Type 1 diabetes (T1DM) formerly know as “childhood," "juvenile," or "insulin-dependent" diabetes is characterized by high glucose levels secondary to auto-immune destruction of the insulin-producing beta cells of the islets of Langerhans of the pancreas leading to a deficiency of insulin. Insulin is the hormone that drives blood glucose into the cells where it can be used for fuel, heat production and other metabolic processes. T1DM is lethal unless chronic treatment with exogenous insulin replaces the missing hormone. While T1DM was previously considered to be primarily a childhood problem, it is now known that it may have its onset at any age which is why "Type 1" is the preferred term.
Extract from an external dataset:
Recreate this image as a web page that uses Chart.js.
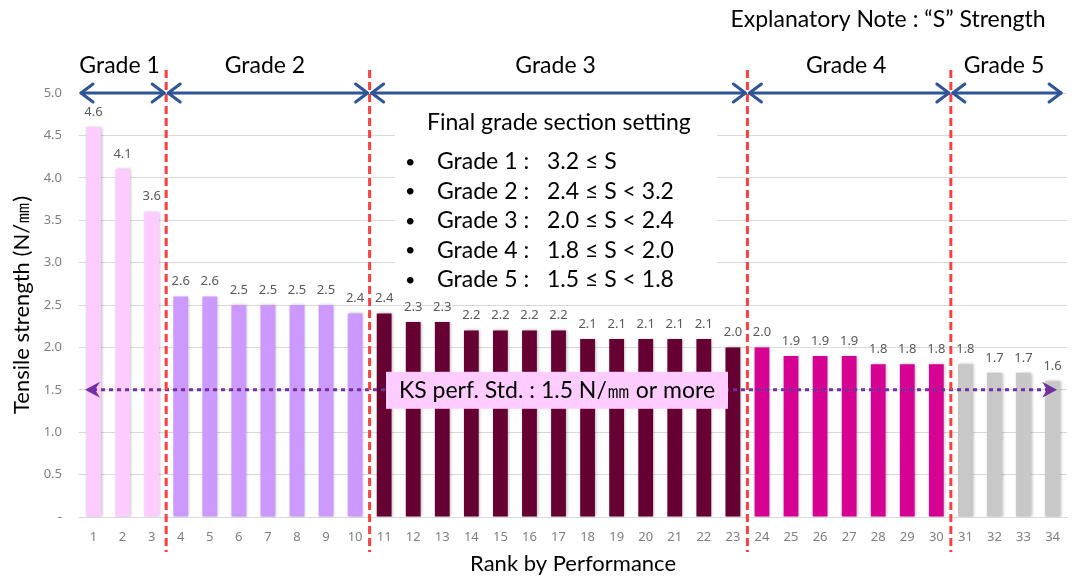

Diabetes mellitus in poorly controlled patients is associated with significant morbidity and mortality due to long term microvascular and macrovascular complications such as retinopathy, neuropathy, nephropathy, myocardial infarction and stroke. A large prospective trial, The Diabetes Control and Complications Trial (DCCT) clearly demonstrated the benefits of intensive glycemic control for preventing or delaying the development and progression of both microvascular as well as macrovascular long term complications in patients with T1DM. Therefore, maintaining plasma glucose concentrations within levels as close to the normal (nondiabetic) range as possible has become the fundamental treatment goal of comprehensive diabetes care. However, the DCCT also demonstrated that intensive insulin therapy used to optimize glycemic control is associated with an increased incidence of hypoglycemia (low blood glucose). The potential for hypoglycemia in patients with T1DM is increased because patients with long-standing diabetes lose their protective mechanisms against hypoglycemia and because of pharmacokinetic and pharmacodynamic imperfections of current insulin based treatment regimens. Iatrogenic (drug-induced) hypoglycemia is the most common adverse effect associated with treatment of T1DM and it is a major barrier, from the perspective of both patients and physicians, to the implementation of intensive insulin treatment to improve outcomes.
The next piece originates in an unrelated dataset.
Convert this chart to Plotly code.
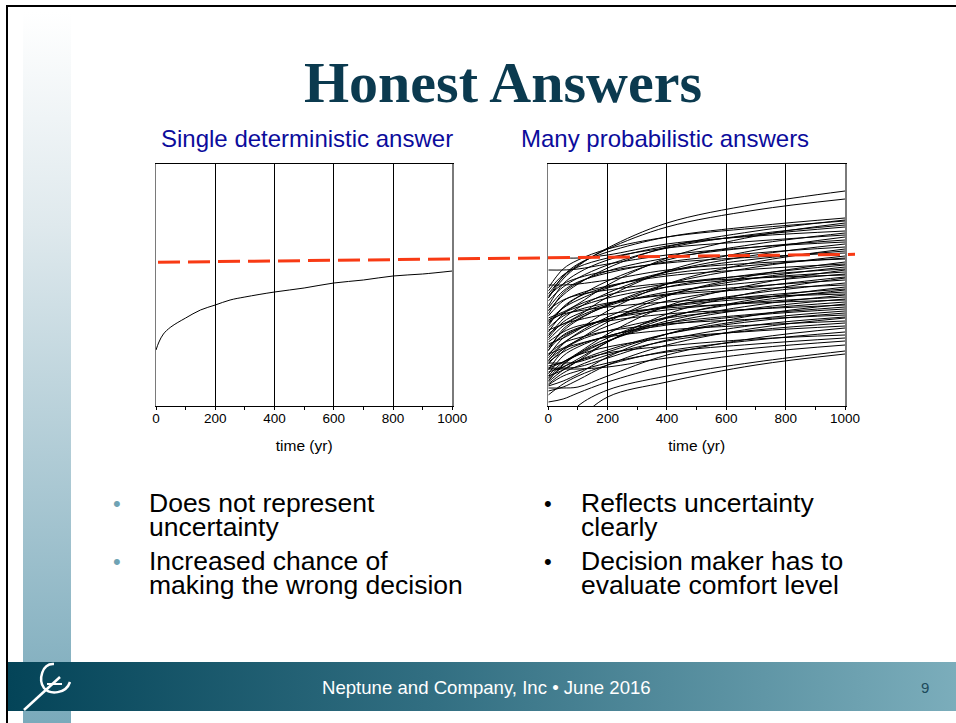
import plotly.graph_objects as go

# ---------------- data (y is unitless) ----------------
time_left = [0, 10, 25, 50, 100, 150, 200, 250, 300, 400, 500, 600, 700, 800, 900, 1000]
deterministic = [56, 64, 72, 79, 88, 96, 101, 106, 109, 114, 118, 123, 126, 130, 132, 135]

time_right = [0, 50, 100, 200, 400, 700, 1000]
upper_curves = [
    [108, 127, 140, 158, 183, 202, 215],
    [112, 129, 141, 157, 179, 196, 207],
    [108, 130, 142, 154, 169, 180, 188],
    [95, 111, 122, 138, 159, 175, 186],
    [118, 137, 146, 157, 169, 178, 185],
    [88, 94, 102, 121, 148, 170, 183],
    [105, 119, 128, 141, 158, 172, 181],
    [100, 122, 133, 146, 160, 171, 179],
    [148, 148, 148, 151, 162, 170, 175],
    [82, 98, 109, 125, 146, 162, 173],
    [115, 131, 139, 148, 158, 165, 171],
    [76, 82, 90, 109, 135, 156, 169],
    [92, 113, 123, 135, 148, 159, 166],
    [136, 136, 137, 142, 151, 159, 164],
    [70, 87, 98, 113, 134, 151, 162],
    [98, 115, 124, 133, 144, 153, 159],
    [62, 68, 76, 95, 122, 144, 157],
    [85, 98, 106, 118, 134, 147, 155],
    [110, 122, 128, 135, 143, 149, 153],
    [58, 75, 86, 101, 122, 139, 150],
    [80, 99, 109, 119, 132, 141, 148],
    [121, 121, 122, 126, 136, 143, 147],
]
middle_curves = [
    [52, 58, 66, 84, 110, 131, 144],
    [90, 105, 112, 120, 130, 137, 142],
    [66, 80, 89, 101, 119, 132, 141],
    [45, 62, 73, 89, 111, 128, 139],
    [74, 92, 101, 111, 122, 131, 137],
    [38, 44, 53, 72, 100, 122, 136],
    [84, 93, 99, 108, 119, 128, 134],
    [55, 77, 87, 100, 114, 124, 132],
    [96, 106, 111, 116, 123, 128, 131],
    [48, 63, 72, 86, 105, 119, 129],
    [30, 36, 45, 64, 92, 114, 128],
    [68, 84, 92, 102, 112, 120, 126],
    [42, 57, 66, 80, 99, 113, 123],
    [78, 90, 96, 103, 111, 117, 121],
    [34, 39, 47, 64, 88, 107, 119],
    [60, 70, 77, 87, 100, 110, 117],
    [25, 41, 52, 68, 89, 105, 116],
    [50, 68, 77, 87, 99, 108, 114],
    [86, 92, 95, 99, 104, 109, 112],
    [40, 44, 51, 65, 85, 101, 111],
    [56, 71, 78, 87, 96, 104, 109],
    [28, 42, 52, 65, 83, 98, 107],
]
lower_curves = [
    [72, 82, 86, 92, 98, 103, 106],
    [36, 55, 65, 75, 88, 97, 104],
    [20, 25, 32, 49, 72, 91, 102],
    [64, 74, 80, 85, 92, 97, 101],
    [44, 54, 61, 70, 83, 92, 99],
    [32, 50, 59, 70, 81, 91, 97],
    [43, 43, 44, 54, 72, 87, 95],
    [24, 36, 45, 56, 72, 85, 93],
    [52, 63, 68, 75, 82, 87, 91],
    [38, 38, 39, 48, 66, 81, 89],
    [15, 19, 26, 41, 61, 78, 88],
    [46, 57, 62, 69, 76, 81, 85],
    [22, 33, 40, 51, 65, 76, 83],
    [30, 44, 51, 59, 68, 75, 80],
    [18, 18, 19, 30, 51, 68, 78],
    [11, 22, 30, 41, 55, 66, 74],
    [27, 39, 45, 53, 60, 67, 71],
    [21, 30, 35, 43, 54, 62, 68],
    [37, 37, 37, 39, 48, 58, 65],
    [4, 7, 13, 24, 40, 53, 61],
    [-40, -18, 0, 16, 30, 44, 55],
    [-60, -35, -15, 9, 24, 41, 52],
]

threshold_span = [0, 1]          # from left chart start to right chart end
threshold = [143.7, 151.7]

x_ticks = [0, 200, 400, 600, 800, 1000]

title_text = "Honest Answers"
left_subtitle = "Single deterministic answer"
right_subtitle = "Many probabilistic answers"
left_bullets = [["Does not represent", "uncertainty"], ["Increased chance of", "making the wrong decision"]]
right_bullets = [["Reflects uncertainty", "clearly"], ["Decision maker has to", "evaluate comfort level"]]
footer_text = "Neptune and Company, Inc • June 2016"
page_number = "9"

# ---------------- figure ----------------
W, H = 956, 723
SANS = "Arial, Liberation Sans, sans-serif"
SERIF = "Times New Roman, Liberation Serif, serif"

fig = go.Figure()

# page decorations (pixel axes x4/y4)
fig.add_trace(go.Scatter(
    x=[23, 71, 71, 23, 23], y=[12, 12, 723, 723, 12], mode="lines", fill="toself",
    line=dict(width=0), fillgradient=dict(type="vertical", start=12, stop=723,
                                          colorscale=[[0, "#ffffff"], [0.3, "#dfe9ed"], [1, "#7aaabb"]]),
    xaxis="x4", yaxis="y4", hoverinfo="skip", showlegend=False))
fig.add_trace(go.Scatter(
    x=[8, 956, 956, 8, 8], y=[662, 662, 711, 711, 662], mode="lines", fill="toself",
    line=dict(width=0), fillgradient=dict(type="horizontal", start=8, stop=956,
                                          colorscale=[[0, "#044458"], [0.45, "#326f82"], [1, "#7badbb"]]),
    xaxis="x4", yaxis="y4", hoverinfo="skip", showlegend=False))

# left chart
fig.add_trace(go.Scatter(x=time_left, y=deterministic, mode="lines",
                         line=dict(color="black", width=1, shape="spline"),
                         xaxis="x", yaxis="y", showlegend=False))

# right chart
for curve in upper_curves + middle_curves + lower_curves:
    fig.add_trace(go.Scatter(x=time_right, y=curve, mode="lines",
                             line=dict(color="black", width=1, shape="spline"),
                             xaxis="x2", yaxis="y2", showlegend=False))

# threshold line spanning both charts
fig.add_trace(go.Scatter(x=threshold_span, y=threshold, mode="lines",
                         line=dict(color="#f83a14", width=3, dash="22px,8px"),
                         xaxis="x3", yaxis="y3", showlegend=False))

ydom = [1 - 406 / H, 1 - 164 / H]


def xaxis_style(domain, anchor):
    return dict(
        domain=domain, anchor=anchor, range=[0, 1000], tickmode="array", tickvals=x_ticks,
        ticks="outside", ticklen=3, tickcolor="black", showline=True, linecolor="black",
        linewidth=1, mirror=True, showgrid=True, gridcolor="black", gridwidth=1, zeroline=False,
        tickfont=dict(family=SANS, size=13.5, color="black"), ticklabelstandoff=-3,
        title=dict(text="time (yr)", font=dict(family=SANS, size=15.5, color="black"), standoff=14),
        minor=dict(ticks="outside", ticklen=3, tickcolor="black", tickvals=list(range(100, 1000, 200)),
                   showgrid=False),
        fixedrange=True,
    )


def yaxis_style(anchor):
    return dict(domain=ydom, anchor=anchor, range=[0, 242], showticklabels=False, ticks="",
                showgrid=False, zeroline=False, showline=True, linecolor="#7a7a7a", linewidth=1.5,
                mirror=True, fixedrange=True)


fig.update_layout(
    width=W, height=H, autosize=False, margin=dict(l=0, r=0, t=0, b=0, pad=0, autoexpand=False),
    paper_bgcolor="white", plot_bgcolor="rgba(0,0,0,0)", showlegend=False,
    xaxis=xaxis_style([156 / W, 452.3 / W], "y"),
    yaxis=yaxis_style("x"),
    xaxis2=xaxis_style([548.3 / W, 845 / W], "y2"),
    yaxis2=yaxis_style("x2"),
    xaxis3=dict(domain=[158 / W, 855 / W], anchor="y3", range=[0, 1], visible=False, fixedrange=True),
    yaxis3=dict(domain=ydom, anchor="x3", range=[0, 242], visible=False, fixedrange=True),
    xaxis4=dict(domain=[0, 1], anchor="y4", range=[0, W], visible=False, fixedrange=True),
    yaxis4=dict(domain=[0, 1], anchor="x4", range=[H, 0], visible=False, fixedrange=True),
)

shapes = [
    dict(type="line", xref="x4", yref="y4", x0=7, x1=7, y0=6, y1=723, line=dict(color="black", width=2)),
    dict(type="line", xref="x4", yref="y4", x0=6, x1=956, y0=6, y1=6, line=dict(color="black", width=2)),
    # logo
    dict(type="path", xref="x4", yref="y4", path="M 24 710 L 60 677", line=dict(color="white", width=2.5)),
    dict(type="path", xref="x4", yref="y4",
         path="M 54 664 C 42 663 38 680 44 688 C 50 695 66 694 70 682",
         line=dict(color="white", width=2.5)),
    dict(type="path", xref="x4", yref="y4", path="M 47 684 L 62 684", line=dict(color="white", width=2)),
]
fig.update_layout(shapes=shapes)

ann = []


def text(x, y, s, size, color="black", family=SANS, xanchor="left"):
    ann.append(dict(x=x, y=y, xref="x4", yref="y4", text=s, showarrow=False, xanchor=xanchor,
                    yanchor="middle", font=dict(family=family, size=size, color=color)))


text(503, 82, "<b>" + title_text + "</b>", 58, "#0b3a4f", SERIF, "center")
text(306.7, 138, left_subtitle, 24, "#0c0c9c", SANS, "center")
text(664.5, 138, right_subtitle, 24, "#0c0c9c", SANS, "center")

line_y = [[503, 527], [561, 585]]
for i, (b_left, b_right) in enumerate(zip(left_bullets, right_bullets)):
    text(117, line_y[i][0], "•", 22, "#6fa3b4", SANS, "center")
    text(548, line_y[i][0], "•", 22, "black", SANS, "center")
    for j in range(2):
        text(147, line_y[i][j], b_left[j], 26.5)
        text(579, line_y[i][j], b_right[j], 26.5)

text(486, 687, footer_text, 18.6, "white", SANS, "center")
text(925, 687, page_number, 15, "#1d4b5c", SANS, "center")

fig.update_layout(annotations=ann)

fig.write_html(
    "out.html",
    config={"responsive": False, "displayModeBar": False, "staticPlot": True},
    post_script=("document.body.style.margin='0';"
                 "document.body.style.overflow='hidden';"
                 "document.documentElement.style.overflow='hidden';"),
)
Although blood glucose levels in patients with T1DM are often low during sleep, routine measurement has been uncommon until the recent advent of non-invasive continuous glucose monitors (CGM). CGM has demonstrated that the average patient with T1DM has hypoglycemia for about 10% of the day with nocturnal hypoglycemia accounting for more than 50% of all hypoglycemic episodes On the less severe spectrum of effects, nocturnal hypoglycemia may cause sleep disturbances (vivid dreams or nightmares) daytime fatigue or mood changes. Frequent episodes of mild hypoglycemia are known to lessen the ability of patients with T1DM to sense their hypoglycemia, thereby putting them at risk for increasingly severe episodes. Thus, a vicious circle of recurrent severe hypoglycemia is created. Severe episodes of nocturnal hypoglycemia may cause life-threatening events such as seizure, coma, stroke-like effects, or sudden cardiac death, known as “dead in bed syndrome“. An estimated 2-4% of deaths of people with T1DM have been attributed to hypoglycemia.